Abstract

The increasingly complex AC/DC network as a result of the massive integration of wind farms manifests the significance of a comprehensive transient study. In this work, the wind turbine (WT) and the DC grid are modeled in detail for the electromagnetic transient (EMT) simulation to maximize its fidelity, whilst the AC grid transient stability is analyzed by dynamic simulation (DS). An interactive EMT-DS interface is thus introduced to enable their concurrency and subsequently form a co-simulation. The CPU which is dominant in system study faces a tremendous challenge in handling a great number of components albeit they exhibit homogeneity.
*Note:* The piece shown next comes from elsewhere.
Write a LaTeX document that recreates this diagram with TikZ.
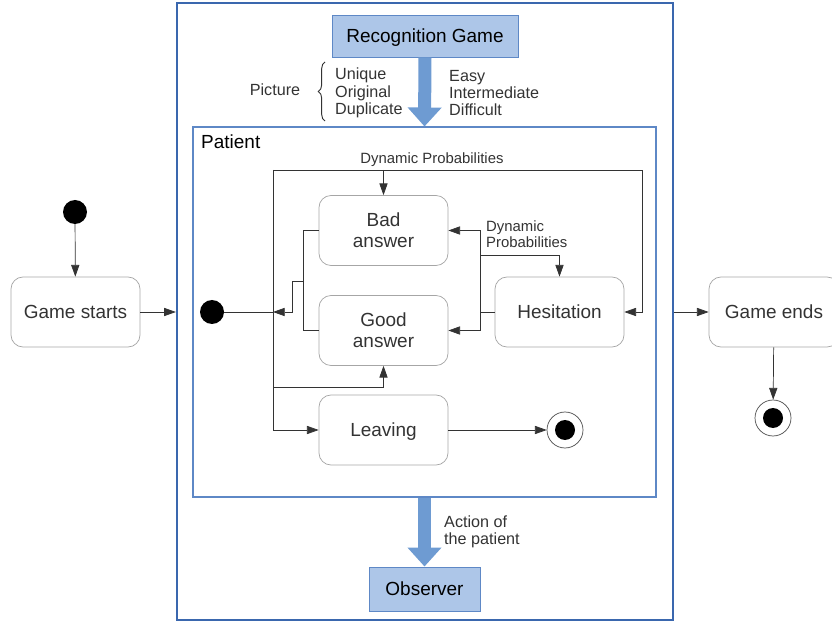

The many-core graphics processing unit (GPU) featuring massive parallelism is therefore exploited and following the definition of an adaptive computing boundary, a flexible heterogeneous sequential-parallel processing architecture is proposed for efficient analysis of the wind-farm-integrated AC/DC grid. Topological reconfiguration of WTs is specifically carried out to reduce the numerical order whilst enhancing system homogeneity that enables the GPU to thoroughly utilize its peculiar property of single-instruction multiple-thread (SIMT) compute paradigm. Consequently, significant speedups can be attained by the proposed computing framework over pure CPU computation, while its accuracy is validated by the commercial EMT and dynamic security analysis tools PSCAD/EMTDC and DSATools, respectively.